• **SUPPLIED DATA**
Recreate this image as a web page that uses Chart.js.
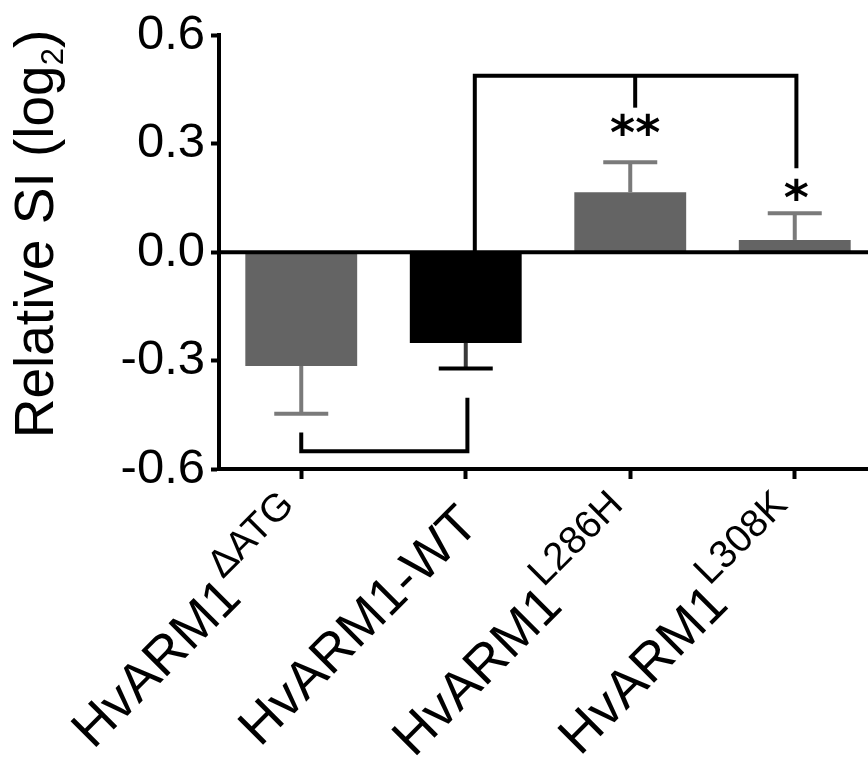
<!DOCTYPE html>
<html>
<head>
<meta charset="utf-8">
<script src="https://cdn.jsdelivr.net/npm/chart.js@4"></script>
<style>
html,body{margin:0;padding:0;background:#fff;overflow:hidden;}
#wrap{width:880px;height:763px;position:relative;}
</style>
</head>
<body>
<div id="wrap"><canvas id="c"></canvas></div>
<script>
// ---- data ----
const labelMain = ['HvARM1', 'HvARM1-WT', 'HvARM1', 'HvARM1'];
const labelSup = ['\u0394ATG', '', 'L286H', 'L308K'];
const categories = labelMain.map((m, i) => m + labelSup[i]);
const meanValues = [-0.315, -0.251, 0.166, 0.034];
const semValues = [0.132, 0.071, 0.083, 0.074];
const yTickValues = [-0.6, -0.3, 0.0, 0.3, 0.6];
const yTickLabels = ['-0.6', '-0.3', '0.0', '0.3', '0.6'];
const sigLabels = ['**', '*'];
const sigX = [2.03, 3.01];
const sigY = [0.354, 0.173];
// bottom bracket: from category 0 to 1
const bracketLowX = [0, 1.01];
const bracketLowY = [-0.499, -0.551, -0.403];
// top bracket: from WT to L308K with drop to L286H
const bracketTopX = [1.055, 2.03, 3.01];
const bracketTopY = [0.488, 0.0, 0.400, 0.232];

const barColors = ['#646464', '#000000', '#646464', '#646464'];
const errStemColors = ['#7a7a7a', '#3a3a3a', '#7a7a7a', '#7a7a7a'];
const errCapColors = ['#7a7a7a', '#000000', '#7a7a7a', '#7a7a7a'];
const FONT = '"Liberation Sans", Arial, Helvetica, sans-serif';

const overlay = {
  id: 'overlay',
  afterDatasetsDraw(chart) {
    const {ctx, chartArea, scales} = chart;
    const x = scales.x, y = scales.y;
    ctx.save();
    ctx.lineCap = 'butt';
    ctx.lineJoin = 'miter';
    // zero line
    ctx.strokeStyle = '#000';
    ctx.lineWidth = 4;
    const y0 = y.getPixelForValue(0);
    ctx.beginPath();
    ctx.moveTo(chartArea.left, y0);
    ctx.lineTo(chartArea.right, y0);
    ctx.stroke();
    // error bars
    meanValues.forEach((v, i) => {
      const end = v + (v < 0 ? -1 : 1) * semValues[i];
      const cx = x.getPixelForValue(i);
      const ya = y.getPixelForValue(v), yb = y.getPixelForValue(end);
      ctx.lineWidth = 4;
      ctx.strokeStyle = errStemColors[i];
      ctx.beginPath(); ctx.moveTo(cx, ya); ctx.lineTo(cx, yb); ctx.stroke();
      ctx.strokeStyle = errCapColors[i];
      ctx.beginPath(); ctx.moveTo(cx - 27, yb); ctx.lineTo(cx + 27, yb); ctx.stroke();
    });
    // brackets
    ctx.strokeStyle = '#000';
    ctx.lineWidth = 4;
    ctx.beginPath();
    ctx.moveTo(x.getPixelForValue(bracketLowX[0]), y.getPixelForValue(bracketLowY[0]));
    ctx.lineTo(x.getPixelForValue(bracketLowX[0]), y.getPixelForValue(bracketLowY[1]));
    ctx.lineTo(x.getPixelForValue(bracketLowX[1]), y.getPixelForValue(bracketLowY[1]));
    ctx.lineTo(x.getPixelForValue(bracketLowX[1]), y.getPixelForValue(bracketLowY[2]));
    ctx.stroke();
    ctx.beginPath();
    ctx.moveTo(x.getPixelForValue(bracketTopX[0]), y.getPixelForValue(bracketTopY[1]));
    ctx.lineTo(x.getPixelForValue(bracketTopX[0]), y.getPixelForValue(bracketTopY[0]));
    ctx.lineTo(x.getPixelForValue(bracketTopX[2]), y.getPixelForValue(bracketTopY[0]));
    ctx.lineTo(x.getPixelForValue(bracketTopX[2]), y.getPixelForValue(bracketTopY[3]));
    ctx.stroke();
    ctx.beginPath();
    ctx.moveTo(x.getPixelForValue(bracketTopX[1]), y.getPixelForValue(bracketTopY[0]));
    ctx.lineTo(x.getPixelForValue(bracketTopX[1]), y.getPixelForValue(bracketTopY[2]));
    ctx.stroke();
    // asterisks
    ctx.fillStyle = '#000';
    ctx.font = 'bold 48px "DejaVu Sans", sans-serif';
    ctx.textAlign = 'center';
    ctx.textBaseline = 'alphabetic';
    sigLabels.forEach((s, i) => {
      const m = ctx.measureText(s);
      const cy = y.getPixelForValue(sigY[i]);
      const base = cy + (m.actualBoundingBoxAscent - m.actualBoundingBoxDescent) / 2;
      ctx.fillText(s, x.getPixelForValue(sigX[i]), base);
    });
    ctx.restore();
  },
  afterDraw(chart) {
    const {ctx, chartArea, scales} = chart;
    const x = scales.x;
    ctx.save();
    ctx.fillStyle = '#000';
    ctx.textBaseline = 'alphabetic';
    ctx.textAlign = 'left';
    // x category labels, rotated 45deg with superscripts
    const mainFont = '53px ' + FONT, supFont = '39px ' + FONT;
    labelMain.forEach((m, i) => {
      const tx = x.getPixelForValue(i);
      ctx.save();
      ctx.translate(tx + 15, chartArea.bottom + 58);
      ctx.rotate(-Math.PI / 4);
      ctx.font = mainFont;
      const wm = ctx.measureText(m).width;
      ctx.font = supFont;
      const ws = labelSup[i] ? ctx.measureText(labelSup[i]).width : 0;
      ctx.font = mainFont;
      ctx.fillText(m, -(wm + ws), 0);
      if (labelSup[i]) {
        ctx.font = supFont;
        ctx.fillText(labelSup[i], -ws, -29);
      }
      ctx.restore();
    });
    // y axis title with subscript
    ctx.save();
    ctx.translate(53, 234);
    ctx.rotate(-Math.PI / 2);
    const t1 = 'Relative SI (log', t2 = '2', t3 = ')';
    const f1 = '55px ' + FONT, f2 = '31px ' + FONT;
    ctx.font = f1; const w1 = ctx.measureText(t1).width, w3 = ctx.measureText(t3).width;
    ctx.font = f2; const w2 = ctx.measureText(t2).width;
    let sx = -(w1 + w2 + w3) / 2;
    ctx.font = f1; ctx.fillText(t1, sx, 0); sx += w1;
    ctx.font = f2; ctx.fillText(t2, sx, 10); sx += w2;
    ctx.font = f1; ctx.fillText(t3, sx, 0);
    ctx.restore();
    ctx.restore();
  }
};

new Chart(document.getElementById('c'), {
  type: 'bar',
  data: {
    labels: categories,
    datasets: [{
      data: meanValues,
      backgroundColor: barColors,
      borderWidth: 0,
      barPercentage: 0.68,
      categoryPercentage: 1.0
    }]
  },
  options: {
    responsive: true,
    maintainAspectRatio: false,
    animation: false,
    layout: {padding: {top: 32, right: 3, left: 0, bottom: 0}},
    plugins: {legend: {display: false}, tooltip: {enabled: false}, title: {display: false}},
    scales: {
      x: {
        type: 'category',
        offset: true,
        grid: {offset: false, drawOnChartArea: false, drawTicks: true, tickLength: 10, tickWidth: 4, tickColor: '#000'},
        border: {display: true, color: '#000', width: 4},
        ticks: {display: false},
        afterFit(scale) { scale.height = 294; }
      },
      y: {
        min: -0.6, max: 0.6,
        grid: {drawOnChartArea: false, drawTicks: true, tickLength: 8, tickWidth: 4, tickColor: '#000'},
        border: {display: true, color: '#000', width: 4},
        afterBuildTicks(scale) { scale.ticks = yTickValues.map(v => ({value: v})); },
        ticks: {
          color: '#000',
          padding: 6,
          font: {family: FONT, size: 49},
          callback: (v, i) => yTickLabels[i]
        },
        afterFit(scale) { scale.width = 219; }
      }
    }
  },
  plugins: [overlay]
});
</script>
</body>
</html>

• **DIRECTION**
Your task is to repeat the material above exactly, without its pictures.

• **FULL SOLUTION**
Recreate this image as a web page that uses Chart.js.
<!DOCTYPE html>
<html>
<head>
<meta charset="utf-8">
<script src="https://cdn.jsdelivr.net/npm/chart.js@4"></script>
<style>
html,body{margin:0;padding:0;background:#fff;overflow:hidden;}
#wrap{width:880px;height:763px;position:relative;}
</style>
</head>
<body>
<div id="wrap"><canvas id="c"></canvas></div>
<script>
// ---- data ----
const labelMain = ['HvARM1', 'HvARM1-WT', 'HvARM1', 'HvARM1'];
const labelSup = ['\u0394ATG', '', 'L286H', 'L308K'];
const categories = labelMain.map((m, i) => m + labelSup[i]);
const meanValues = [-0.315, -0.251, 0.166, 0.034];
const semValues = [0.132, 0.071, 0.083, 0.074];
const yTickValues = [-0.6, -0.3, 0.0, 0.3, 0.6];
const yTickLabels = ['-0.6', '-0.3', '0.0', '0.3', '0.6'];
const sigLabels = ['**', '*'];
const sigX = [2.03, 3.01];
const sigY = [0.354, 0.173];
// bottom bracket: from category 0 to 1
const bracketLowX = [0, 1.01];
const bracketLowY = [-0.499, -0.551, -0.403];
// top bracket: from WT to L308K with drop to L286H
const bracketTopX = [1.055, 2.03, 3.01];
const bracketTopY = [0.488, 0.0, 0.400, 0.232];

const barColors = ['#646464', '#000000', '#646464', '#646464'];
const errStemColors = ['#7a7a7a', '#3a3a3a', '#7a7a7a', '#7a7a7a'];
const errCapColors = ['#7a7a7a', '#000000', '#7a7a7a', '#7a7a7a'];
const FONT = '"Liberation Sans", Arial, Helvetica, sans-serif';

const overlay = {
  id: 'overlay',
  afterDatasetsDraw(chart) {
    const {ctx, chartArea, scales} = chart;
    const x = scales.x, y = scales.y;
    ctx.save();
    ctx.lineCap = 'butt';
    ctx.lineJoin = 'miter';
    // zero line
    ctx.strokeStyle = '#000';
    ctx.lineWidth = 4;
    const y0 = y.getPixelForValue(0);
    ctx.beginPath();
    ctx.moveTo(chartArea.left, y0);
    ctx.lineTo(chartArea.right, y0);
    ctx.stroke();
    // error bars
    meanValues.forEach((v, i) => {
      const end = v + (v < 0 ? -1 : 1) * semValues[i];
      const cx = x.getPixelForValue(i);
      const ya = y.getPixelForValue(v), yb = y.getPixelForValue(end);
      ctx.lineWidth = 4;
      ctx.strokeStyle = errStemColors[i];
      ctx.beginPath(); ctx.moveTo(cx, ya); ctx.lineTo(cx, yb); ctx.stroke();
      ctx.strokeStyle = errCapColors[i];
      ctx.beginPath(); ctx.moveTo(cx - 27, yb); ctx.lineTo(cx + 27, yb); ctx.stroke();
    });
    // brackets
    ctx.strokeStyle = '#000';
    ctx.lineWidth = 4;
    ctx.beginPath();
    ctx.moveTo(x.getPixelForValue(bracketLowX[0]), y.getPixelForValue(bracketLowY[0]));
    ctx.lineTo(x.getPixelForValue(bracketLowX[0]), y.getPixelForValue(bracketLowY[1]));
    ctx.lineTo(x.getPixelForValue(bracketLowX[1]), y.getPixelForValue(bracketLowY[1]));
    ctx.lineTo(x.getPixelForValue(bracketLowX[1]), y.getPixelForValue(bracketLowY[2]));
    ctx.stroke();
    ctx.beginPath();
    ctx.moveTo(x.getPixelForValue(bracketTopX[0]), y.getPixelForValue(bracketTopY[1]));
    ctx.lineTo(x.getPixelForValue(bracketTopX[0]), y.getPixelForValue(bracketTopY[0]));
    ctx.lineTo(x.getPixelForValue(bracketTopX[2]), y.getPixelForValue(bracketTopY[0]));
    ctx.lineTo(x.getPixelForValue(bracketTopX[2]), y.getPixelForValue(bracketTopY[3]));
    ctx.stroke();
    ctx.beginPath();
    ctx.moveTo(x.getPixelForValue(bracketTopX[1]), y.getPixelForValue(bracketTopY[0]));
    ctx.lineTo(x.getPixelForValue(bracketTopX[1]), y.getPixelForValue(bracketTopY[2]));
    ctx.stroke();
    // asterisks
    ctx.fillStyle = '#000';
    ctx.font = 'bold 48px "DejaVu Sans", sans-serif';
    ctx.textAlign = 'center';
    ctx.textBaseline = 'alphabetic';
    sigLabels.forEach((s, i) => {
      const m = ctx.measureText(s);
      const cy = y.getPixelForValue(sigY[i]);
      const base = cy + (m.actualBoundingBoxAscent - m.actualBoundingBoxDescent) / 2;
      ctx.fillText(s, x.getPixelForValue(sigX[i]), base);
    });
    ctx.restore();
  },
  afterDraw(chart) {
    const {ctx, chartArea, scales} = chart;
    const x = scales.x;
    ctx.save();
    ctx.fillStyle = '#000';
    ctx.textBaseline = 'alphabetic';
    ctx.textAlign = 'left';
    // x category labels, rotated 45deg with superscripts
    const mainFont = '53px ' + FONT, supFont = '39px ' + FONT;
    labelMain.forEach((m, i) => {
      const tx = x.getPixelForValue(i);
      ctx.save();
      ctx.translate(tx + 15, chartArea.bottom + 58);
      ctx.rotate(-Math.PI / 4);
      ctx.font = mainFont;
      const wm = ctx.measureText(m).width;
      ctx.font = supFont;
      const ws = labelSup[i] ? ctx.measureText(labelSup[i]).width : 0;
      ctx.font = mainFont;
      ctx.fillText(m, -(wm + ws), 0);
      if (labelSup[i]) {
        ctx.font = supFont;
        ctx.fillText(labelSup[i], -ws, -29);
      }
      ctx.restore();
    });
    // y axis title with subscript
    ctx.save();
    ctx.translate(53, 234);
    ctx.rotate(-Math.PI / 2);
    const t1 = 'Relative SI (log', t2 = '2', t3 = ')';
    const f1 = '55px ' + FONT, f2 = '31px ' + FONT;
    ctx.font = f1; const w1 = ctx.measureText(t1).width, w3 = ctx.measureText(t3).width;
    ctx.font = f2; const w2 = ctx.measureText(t2).width;
    let sx = -(w1 + w2 + w3) / 2;
    ctx.font = f1; ctx.fillText(t1, sx, 0); sx += w1;
    ctx.font = f2; ctx.fillText(t2, sx, 10); sx += w2;
    ctx.font = f1; ctx.fillText(t3, sx, 0);
    ctx.restore();
    ctx.restore();
  }
};

new Chart(document.getElementById('c'), {
  type: 'bar',
  data: {
    labels: categories,
    datasets: [{
      data: meanValues,
      backgroundColor: barColors,
      borderWidth: 0,
      barPercentage: 0.68,
      categoryPercentage: 1.0
    }]
  },
  options: {
    responsive: true,
    maintainAspectRatio: false,
    animation: false,
    layout: {padding: {top: 32, right: 3, left: 0, bottom: 0}},
    plugins: {legend: {display: false}, tooltip: {enabled: false}, title: {display: false}},
    scales: {
      x: {
        type: 'category',
        offset: true,
        grid: {offset: false, drawOnChartArea: false, drawTicks: true, tickLength: 10, tickWidth: 4, tickColor: '#000'},
        border: {display: true, color: '#000', width: 4},
        ticks: {display: false},
        afterFit(scale) { scale.height = 294; }
      },
      y: {
        min: -0.6, max: 0.6,
        grid: {drawOnChartArea: false, drawTicks: true, tickLength: 8, tickWidth: 4, tickColor: '#000'},
        border: {display: true, color: '#000', width: 4},
        afterBuildTicks(scale) { scale.ticks = yTickValues.map(v => ({value: v})); },
        ticks: {
          color: '#000',
          padding: 6,
          font: {family: FONT, size: 49},
          callback: (v, i) => yTickLabels[i]
        },
        afterFit(scale) { scale.width = 219; }
      }
    }
  },
  plugins: [overlay]
});
</script>
</body>
</html>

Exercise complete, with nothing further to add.